**OBJECTIVE:**
Faithfully return all lines, omitting every embedded picture.
○ ○ ○ ○
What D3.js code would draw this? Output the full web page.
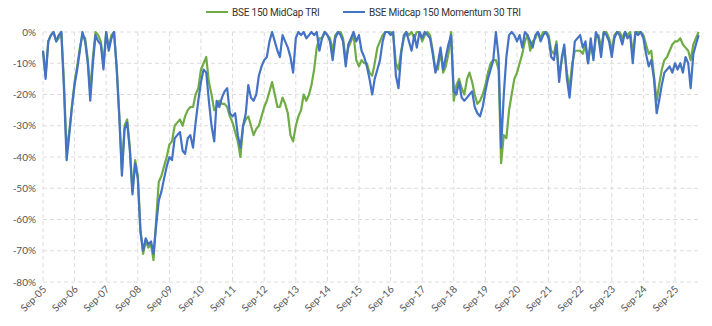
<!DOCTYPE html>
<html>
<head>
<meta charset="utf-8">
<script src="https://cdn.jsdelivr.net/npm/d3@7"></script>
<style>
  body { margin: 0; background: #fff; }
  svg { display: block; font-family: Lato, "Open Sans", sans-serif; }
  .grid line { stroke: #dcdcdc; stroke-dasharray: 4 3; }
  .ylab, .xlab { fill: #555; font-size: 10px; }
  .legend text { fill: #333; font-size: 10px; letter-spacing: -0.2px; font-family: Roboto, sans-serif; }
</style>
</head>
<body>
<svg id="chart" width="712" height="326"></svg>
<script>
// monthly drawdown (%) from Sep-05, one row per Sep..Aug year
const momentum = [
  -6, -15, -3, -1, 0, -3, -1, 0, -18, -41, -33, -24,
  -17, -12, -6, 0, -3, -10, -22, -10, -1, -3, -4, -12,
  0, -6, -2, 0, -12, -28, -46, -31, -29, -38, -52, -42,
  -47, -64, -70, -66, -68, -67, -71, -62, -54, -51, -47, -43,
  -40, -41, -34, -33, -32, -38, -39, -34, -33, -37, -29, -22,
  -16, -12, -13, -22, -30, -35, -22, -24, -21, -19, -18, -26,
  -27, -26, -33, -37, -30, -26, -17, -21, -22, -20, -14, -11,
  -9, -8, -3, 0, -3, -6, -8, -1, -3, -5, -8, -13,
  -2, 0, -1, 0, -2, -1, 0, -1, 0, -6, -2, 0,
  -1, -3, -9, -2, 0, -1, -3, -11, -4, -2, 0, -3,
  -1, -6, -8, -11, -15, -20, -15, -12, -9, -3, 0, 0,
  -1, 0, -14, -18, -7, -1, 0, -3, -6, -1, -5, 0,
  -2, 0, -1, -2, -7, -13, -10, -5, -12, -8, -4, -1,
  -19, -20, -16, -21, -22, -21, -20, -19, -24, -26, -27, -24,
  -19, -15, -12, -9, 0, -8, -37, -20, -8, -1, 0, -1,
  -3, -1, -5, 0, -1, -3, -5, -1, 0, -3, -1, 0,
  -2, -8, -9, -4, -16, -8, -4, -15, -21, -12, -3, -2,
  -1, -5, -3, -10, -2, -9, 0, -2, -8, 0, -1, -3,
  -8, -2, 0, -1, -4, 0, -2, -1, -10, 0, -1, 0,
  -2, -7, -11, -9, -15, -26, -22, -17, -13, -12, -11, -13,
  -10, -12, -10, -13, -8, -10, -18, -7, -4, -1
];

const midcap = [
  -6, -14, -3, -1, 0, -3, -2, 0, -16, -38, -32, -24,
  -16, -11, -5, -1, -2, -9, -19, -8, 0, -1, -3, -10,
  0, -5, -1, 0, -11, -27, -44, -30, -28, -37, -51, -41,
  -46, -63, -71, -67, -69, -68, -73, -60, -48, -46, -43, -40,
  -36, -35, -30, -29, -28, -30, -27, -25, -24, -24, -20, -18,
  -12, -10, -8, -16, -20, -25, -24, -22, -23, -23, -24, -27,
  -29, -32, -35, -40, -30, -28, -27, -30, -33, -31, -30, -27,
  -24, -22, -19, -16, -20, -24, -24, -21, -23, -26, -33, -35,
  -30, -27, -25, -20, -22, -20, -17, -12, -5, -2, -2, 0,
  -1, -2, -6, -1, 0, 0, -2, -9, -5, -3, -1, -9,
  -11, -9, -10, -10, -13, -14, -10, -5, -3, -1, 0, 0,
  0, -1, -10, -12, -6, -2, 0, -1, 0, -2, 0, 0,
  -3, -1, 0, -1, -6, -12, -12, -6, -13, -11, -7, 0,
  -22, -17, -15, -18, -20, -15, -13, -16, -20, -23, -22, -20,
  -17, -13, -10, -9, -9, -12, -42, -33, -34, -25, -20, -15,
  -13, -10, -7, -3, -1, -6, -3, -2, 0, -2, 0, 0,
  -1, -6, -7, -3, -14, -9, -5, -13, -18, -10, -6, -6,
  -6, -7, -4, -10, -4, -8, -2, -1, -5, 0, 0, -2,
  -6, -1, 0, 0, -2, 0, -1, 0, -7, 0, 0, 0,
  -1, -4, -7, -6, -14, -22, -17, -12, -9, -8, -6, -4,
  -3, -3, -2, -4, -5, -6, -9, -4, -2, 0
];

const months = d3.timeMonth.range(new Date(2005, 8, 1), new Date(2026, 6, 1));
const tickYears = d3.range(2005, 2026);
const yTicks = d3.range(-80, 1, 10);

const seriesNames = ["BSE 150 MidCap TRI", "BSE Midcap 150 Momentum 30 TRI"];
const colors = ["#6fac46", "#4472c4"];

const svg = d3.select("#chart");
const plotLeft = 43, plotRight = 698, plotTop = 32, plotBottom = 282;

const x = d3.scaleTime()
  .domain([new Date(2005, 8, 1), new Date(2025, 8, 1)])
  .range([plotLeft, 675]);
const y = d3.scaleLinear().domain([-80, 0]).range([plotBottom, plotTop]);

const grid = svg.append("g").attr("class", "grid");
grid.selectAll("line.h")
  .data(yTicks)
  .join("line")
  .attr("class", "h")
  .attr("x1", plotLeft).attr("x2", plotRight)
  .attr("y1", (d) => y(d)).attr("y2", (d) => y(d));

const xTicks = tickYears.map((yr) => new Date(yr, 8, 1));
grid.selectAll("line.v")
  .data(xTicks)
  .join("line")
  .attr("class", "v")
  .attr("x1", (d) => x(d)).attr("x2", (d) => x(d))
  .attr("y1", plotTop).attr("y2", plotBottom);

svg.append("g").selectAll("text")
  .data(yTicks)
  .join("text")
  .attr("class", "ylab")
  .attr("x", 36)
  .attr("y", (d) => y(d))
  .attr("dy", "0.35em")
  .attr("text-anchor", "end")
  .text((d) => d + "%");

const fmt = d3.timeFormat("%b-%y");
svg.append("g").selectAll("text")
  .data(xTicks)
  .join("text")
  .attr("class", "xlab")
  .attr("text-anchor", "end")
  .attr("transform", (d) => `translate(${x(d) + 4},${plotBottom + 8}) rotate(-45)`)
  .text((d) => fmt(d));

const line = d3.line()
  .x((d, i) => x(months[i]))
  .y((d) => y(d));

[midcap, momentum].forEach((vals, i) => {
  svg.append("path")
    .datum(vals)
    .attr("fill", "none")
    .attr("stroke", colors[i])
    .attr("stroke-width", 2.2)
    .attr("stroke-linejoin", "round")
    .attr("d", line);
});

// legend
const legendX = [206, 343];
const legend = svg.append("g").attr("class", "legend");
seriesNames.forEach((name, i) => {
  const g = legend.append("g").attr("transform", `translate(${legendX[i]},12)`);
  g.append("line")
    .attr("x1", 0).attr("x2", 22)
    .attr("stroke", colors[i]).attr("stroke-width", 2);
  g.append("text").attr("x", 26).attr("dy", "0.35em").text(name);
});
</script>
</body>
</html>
○ ○ ○ ○
**IN RESPONSE:**
What D3.js code would draw this? Output the full web page.
<!DOCTYPE html>
<html>
<head>
<meta charset="utf-8">
<script src="https://cdn.jsdelivr.net/npm/d3@7"></script>
<style>
  body { margin: 0; background: #fff; }
  svg { display: block; font-family: Lato, "Open Sans", sans-serif; }
  .grid line { stroke: #dcdcdc; stroke-dasharray: 4 3; }
  .ylab, .xlab { fill: #555; font-size: 10px; }
  .legend text { fill: #333; font-size: 10px; letter-spacing: -0.2px; font-family: Roboto, sans-serif; }
</style>
</head>
<body>
<svg id="chart" width="712" height="326"></svg>
<script>
// monthly drawdown (%) from Sep-05, one row per Sep..Aug year
const momentum = [
  -6, -15, -3, -1, 0, -3, -1, 0, -18, -41, -33, -24,
  -17, -12, -6, 0, -3, -10, -22, -10, -1, -3, -4, -12,
  0, -6, -2, 0, -12, -28, -46, -31, -29, -38, -52, -42,
  -47, -64, -70, -66, -68, -67, -71, -62, -54, -51, -47, -43,
  -40, -41, -34, -33, -32, -38, -39, -34, -33, -37, -29, -22,
  -16, -12, -13, -22, -30, -35, -22, -24, -21, -19, -18, -26,
  -27, -26, -33, -37, -30, -26, -17, -21, -22, -20, -14, -11,
  -9, -8, -3, 0, -3, -6, -8, -1, -3, -5, -8, -13,
  -2, 0, -1, 0, -2, -1, 0, -1, 0, -6, -2, 0,
  -1, -3, -9, -2, 0, -1, -3, -11, -4, -2, 0, -3,
  -1, -6, -8, -11, -15, -20, -15, -12, -9, -3, 0, 0,
  -1, 0, -14, -18, -7, -1, 0, -3, -6, -1, -5, 0,
  -2, 0, -1, -2, -7, -13, -10, -5, -12, -8, -4, -1,
  -19, -20, -16, -21, -22, -21, -20, -19, -24, -26, -27, -24,
  -19, -15, -12, -9, 0, -8, -37, -20, -8, -1, 0, -1,
  -3, -1, -5, 0, -1, -3, -5, -1, 0, -3, -1, 0,
  -2, -8, -9, -4, -16, -8, -4, -15, -21, -12, -3, -2,
  -1, -5, -3, -10, -2, -9, 0, -2, -8, 0, -1, -3,
  -8, -2, 0, -1, -4, 0, -2, -1, -10, 0, -1, 0,
  -2, -7, -11, -9, -15, -26, -22, -17, -13, -12, -11, -13,
  -10, -12, -10, -13, -8, -10, -18, -7, -4, -1
];

const midcap = [
  -6, -14, -3, -1, 0, -3, -2, 0, -16, -38, -32, -24,
  -16, -11, -5, -1, -2, -9, -19, -8, 0, -1, -3, -10,
  0, -5, -1, 0, -11, -27, -44, -30, -28, -37, -51, -41,
  -46, -63, -71, -67, -69, -68, -73, -60, -48, -46, -43, -40,
  -36, -35, -30, -29, -28, -30, -27, -25, -24, -24, -20, -18,
  -12, -10, -8, -16, -20, -25, -24, -22, -23, -23, -24, -27,
  -29, -32, -35, -40, -30, -28, -27, -30, -33, -31, -30, -27,
  -24, -22, -19, -16, -20, -24, -24, -21, -23, -26, -33, -35,
  -30, -27, -25, -20, -22, -20, -17, -12, -5, -2, -2, 0,
  -1, -2, -6, -1, 0, 0, -2, -9, -5, -3, -1, -9,
  -11, -9, -10, -10, -13, -14, -10, -5, -3, -1, 0, 0,
  0, -1, -10, -12, -6, -2, 0, -1, 0, -2, 0, 0,
  -3, -1, 0, -1, -6, -12, -12, -6, -13, -11, -7, 0,
  -22, -17, -15, -18, -20, -15, -13, -16, -20, -23, -22, -20,
  -17, -13, -10, -9, -9, -12, -42, -33, -34, -25, -20, -15,
  -13, -10, -7, -3, -1, -6, -3, -2, 0, -2, 0, 0,
  -1, -6, -7, -3, -14, -9, -5, -13, -18, -10, -6, -6,
  -6, -7, -4, -10, -4, -8, -2, -1, -5, 0, 0, -2,
  -6, -1, 0, 0, -2, 0, -1, 0, -7, 0, 0, 0,
  -1, -4, -7, -6, -14, -22, -17, -12, -9, -8, -6, -4,
  -3, -3, -2, -4, -5, -6, -9, -4, -2, 0
];

const months = d3.timeMonth.range(new Date(2005, 8, 1), new Date(2026, 6, 1));
const tickYears = d3.range(2005, 2026);
const yTicks = d3.range(-80, 1, 10);

const seriesNames = ["BSE 150 MidCap TRI", "BSE Midcap 150 Momentum 30 TRI"];
const colors = ["#6fac46", "#4472c4"];

const svg = d3.select("#chart");
const plotLeft = 43, plotRight = 698, plotTop = 32, plotBottom = 282;

const x = d3.scaleTime()
  .domain([new Date(2005, 8, 1), new Date(2025, 8, 1)])
  .range([plotLeft, 675]);
const y = d3.scaleLinear().domain([-80, 0]).range([plotBottom, plotTop]);

const grid = svg.append("g").attr("class", "grid");
grid.selectAll("line.h")
  .data(yTicks)
  .join("line")
  .attr("class", "h")
  .attr("x1", plotLeft).attr("x2", plotRight)
  .attr("y1", (d) => y(d)).attr("y2", (d) => y(d));

const xTicks = tickYears.map((yr) => new Date(yr, 8, 1));
grid.selectAll("line.v")
  .data(xTicks)
  .join("line")
  .attr("class", "v")
  .attr("x1", (d) => x(d)).attr("x2", (d) => x(d))
  .attr("y1", plotTop).attr("y2", plotBottom);

svg.append("g").selectAll("text")
  .data(yTicks)
  .join("text")
  .attr("class", "ylab")
  .attr("x", 36)
  .attr("y", (d) => y(d))
  .attr("dy", "0.35em")
  .attr("text-anchor", "end")
  .text((d) => d + "%");

const fmt = d3.timeFormat("%b-%y");
svg.append("g").selectAll("text")
  .data(xTicks)
  .join("text")
  .attr("class", "xlab")
  .attr("text-anchor", "end")
  .attr("transform", (d) => `translate(${x(d) + 4},${plotBottom + 8}) rotate(-45)`)
  .text((d) => fmt(d));

const line = d3.line()
  .x((d, i) => x(months[i]))
  .y((d) => y(d));

[midcap, momentum].forEach((vals, i) => {
  svg.append("path")
    .datum(vals)
    .attr("fill", "none")
    .attr("stroke", colors[i])
    .attr("stroke-width", 2.2)
    .attr("stroke-linejoin", "round")
    .attr("d", line);
});

// legend
const legendX = [206, 343];
const legend = svg.append("g").attr("class", "legend");
seriesNames.forEach((name, i) => {
  const g = legend.append("g").attr("transform", `translate(${legendX[i]},12)`);
  g.append("line")
    .attr("x1", 0).attr("x2", 22)
    .attr("stroke", colors[i]).attr("stroke-width", 2);
  g.append("text").attr("x", 26).attr("dy", "0.35em").text(name);
});
</script>
</body>
</html>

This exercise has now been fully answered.